From the horrors of the Holocaust have emerged stories of heroism, virtue and good. On May 1, DuPage-Will Hadassah will host author/speaker Marty Bronstein, who documented one such story in his book “Two Among the Righteous Few: A Story of Courage in the Holocaust.”
Bronstein’s interfaith story is about Frans and Mien Wijnakker, a Christian couple, who, at great risk to themselves and their family, saved the lives of at least two dozen Jews during the Holocaust.
The San Francisco-area business consultant has written seven books primarily in the area of management and communication. In 2009, he and his wife, who knew the Wijnakkers, traveled to the Netherlands.

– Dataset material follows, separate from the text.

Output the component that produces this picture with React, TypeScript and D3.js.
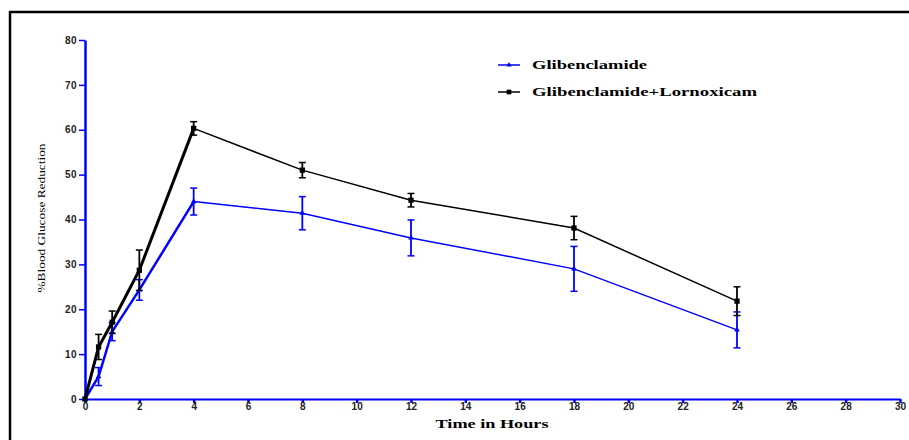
import React, { useEffect, useRef } from "react";
import * as d3 from "d3";

// time points (hours)
const times = [0, 0.5, 1, 2, 4, 8, 12, 18, 24];
// % blood glucose reduction, mean and SEM
const glib = [0, 5, 15, 24.3, 44, 41.4, 35.9, 29, 15.4];
const glibErr = [0, 2, 2, 2.3, 3, 3.7, 4, 5, 4];
const combo = [0, 11.6, 17.1, 28.7, 60.3, 51, 44.3, 38.1, 21.8];
const comboErr = [0, 2.8, 2.5, 4.5, 1.5, 1.7, 1.5, 2.6, 3.2];

const xTicks = [0, 2, 4, 6, 8, 10, 12, 14, 16, 18, 20, 22, 24, 26, 28, 30];
const yTicks = [0, 10, 20, 30, 40, 50, 60, 70, 80];
const seriesNames = ["Glibenclamide", "Glibenclamide+Lornoxicam"];

export default function App() {
  const ref = useRef<SVGSVGElement>(null);

  useEffect(() => {
    const svg = d3.select(ref.current);
    svg.selectAll("*").remove();

    const x = d3.scaleLinear().domain([0, 30]).range([85, 900]);
    const y = d3.scaleLinear().domain([0, 80]).range([399, 40]);
    const blue = "#0000ff";
    const tickFont = "bold 10px Arial, 'Liberation Sans', sans-serif";

    // frame
    svg.append("path")
      .attr("d", "M10,440 L10,12 L909,12")
      .attr("fill", "none")
      .attr("stroke", "black")
      .attr("stroke-width", 2.5);

    // y axis
    const yAxis = svg.append("g").attr("transform", `translate(${x(0)},0)`)
      .call(d3.axisLeft(y).tickValues(yTicks).tickSize(6).tickSizeOuter(0));
    yAxis.select(".domain").attr("stroke", blue).attr("stroke-width", 2.5);
    yAxis.selectAll(".tick line").attr("stroke", blue).attr("stroke-width", 1.5);
    yAxis.selectAll(".tick text")
      .attr("x", -8)
      .attr("fill", "#222")
      .style("font", tickFont)
      .style("letter-spacing", "0.5px");

    // x axis
    const xAxis = svg.append("g").attr("transform", `translate(0,${y(0)})`)
      .call(d3.axisBottom(x).tickValues(xTicks).tickSize(4).tickSizeOuter(0));
    xAxis.select(".domain").attr("stroke", blue).attr("stroke-width", 2);
    xAxis.selectAll(".tick line").attr("stroke", blue).attr("stroke-width", 2.5);
    xAxis.selectAll(".tick text")
      .attr("y", 4)
      .attr("fill", "#222")
      .style("font", tickFont);

    // axis titles
    svg.append("text")
      .attr("transform", "translate(45,218) rotate(-90)")
      .attr("text-anchor", "middle")
      .attr("textLength", 149)
      .attr("lengthAdjust", "spacingAndGlyphs")
      .style("font", "10.5px 'Liberation Serif', 'Times New Roman', serif")
      .text("%Blood Glucose Reduction");
    svg.append("text")
      .attr("x", 492)
      .attr("y", 428)
      .attr("text-anchor", "middle")
      .attr("textLength", 113)
      .attr("lengthAdjust", "spacingAndGlyphs")
      .style("font", "bold 12px 'Liberation Serif', 'Times New Roman', serif")
      .text("Time in Hours");

    function drawSeries(vals: number[], errs: number[], color: string, thick: number, marker: string) {
      const g = svg.append("g");
      // early part drawn heavier, as in the original
      const early = vals.map((v, i) => (times[i] <= 4 ? v : null));
      const late = vals.map((v, i) => (times[i] >= 4 ? v : null));
      const l = d3.line<number | null>()
        .defined(d => d !== null)
        .x((d, i) => x(times[i]))
        .y(d => y(d as number));
      g.append("path").attr("d", l(early)).attr("fill", "none")
        .attr("stroke", color).attr("stroke-width", thick);
      g.append("path").attr("d", l(late)).attr("fill", "none")
        .attr("stroke", color).attr("stroke-width", 1.5);

      // error bars
      vals.forEach((v, i) => {
        if (!errs[i]) return;
        const cx = x(times[i]);
        g.append("line").attr("x1", cx).attr("x2", cx)
          .attr("y1", y(v - errs[i])).attr("y2", y(v + errs[i]))
          .attr("stroke", color).attr("stroke-width", 1.8);
        [v - errs[i], v + errs[i]].forEach(e => {
          g.append("line").attr("x1", cx - 3.5).attr("x2", cx + 3.5)
            .attr("y1", y(e)).attr("y2", y(e))
            .attr("stroke", color).attr("stroke-width", 1.5);
        });
      });

      // markers
      const sym = d3.symbol().type(marker === "square" ? d3.symbolSquare : d3.symbolTriangle)
        .size(marker === "square" ? 28 : 14);
      g.selectAll("path.mk").data(vals).enter().append("path")
        .attr("class", "mk")
        .attr("d", sym)
        .attr("transform", (d, i) => `translate(${x(times[i])},${y(d)})`)
        .attr("fill", color);
    }

    drawSeries(glib, glibErr, blue, 2.5, "triangle");
    drawSeries(combo, comboErr, "black", 3, "square");

    // legend
    const legend = [
      { name: seriesNames[0], color: blue, marker: d3.symbolTriangle, size: 12, len: 115 },
      { name: seriesNames[1], color: "black", marker: d3.symbolSquare, size: 22, len: 225 },
    ];
    legend.forEach((d, i) => {
      const ly = 65 + i * 27;
      svg.append("line").attr("x1", 498).attr("x2", 520).attr("y1", ly).attr("y2", ly)
        .attr("stroke", d.color).attr("stroke-width", 1.5);
      svg.append("path").attr("d", d3.symbol().type(d.marker).size(d.size)())
        .attr("transform", `translate(509,${ly})`).attr("fill", d.color);
      svg.append("text")
        .attr("x", 532).attr("y", ly + 4)
        .attr("textLength", d.len)
        .attr("lengthAdjust", "spacingAndGlyphs")
        .style("font", "bold 12px 'Liberation Serif', 'Times New Roman', serif")
        .text(d.name);
    });
  }, []);

  return (
    <svg ref={ref} width={909} height={440}
      style={{ position: "absolute", left: 0, top: 0, background: "white" }} />
  );
}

“After some serendipitous events, one thing led to another, and we reconnected with the family. It sparked an interest in doing something with the story,” Brounstein said. “I have a meaningful connection to the heroes, which I’ll share during my talk.”
He also will share their story.
“Frans and Mien weren’t very well known outside of the local area,” Brounstein said. “Even though they had an amazing story, they were unsung heroes and most people don’t know about them.”
The Wijnakker’s children provided him with a self-published book written by Frans Wijnakker, which recalled part of how he helped Jews. This was supplemented with historical documentation, and insight provided by Wijnakker’s oldest daughter.
Brounstein also located one of the first people the family took into hiding. She now lives in Israel.
“We were able to meet with her,” Brounstein said. “She had been a teenager when they took her in. In between our live interviews and historical research, the book came together.”
Since the book was published, Brounstein has spoken to more than 250 audiences at churches, synagogues, libraries, bookstores, Rotary clubs, schools and more.
“In baseball language, I’m doing better than the Cubs and the Sox. I’m batting 1,000,” he said. “I hear from the audiences. What they tell me is that they didn’t know there was anything positive coming from the horrific tragedy of the Holocaust.”
Brounstein said that there are lessons from the story that “apply to the world today. It talks about respect and morals and the willingness to help and do what’s right. It’s very educational and inspirational.”
Hadassah, the Women’s Zionist organization of America, is a volunteer organization which works to strengthen ties to Israel and promote the continuity of Jewish life. The DuPage Will chapter of Hadassah draws members from throughout the western suburban area.
“Hadassah has something going on every month, including informational speakers,” said Hadassah member Jan Strauss, of Naperville. “This should be an especially fascinating program.”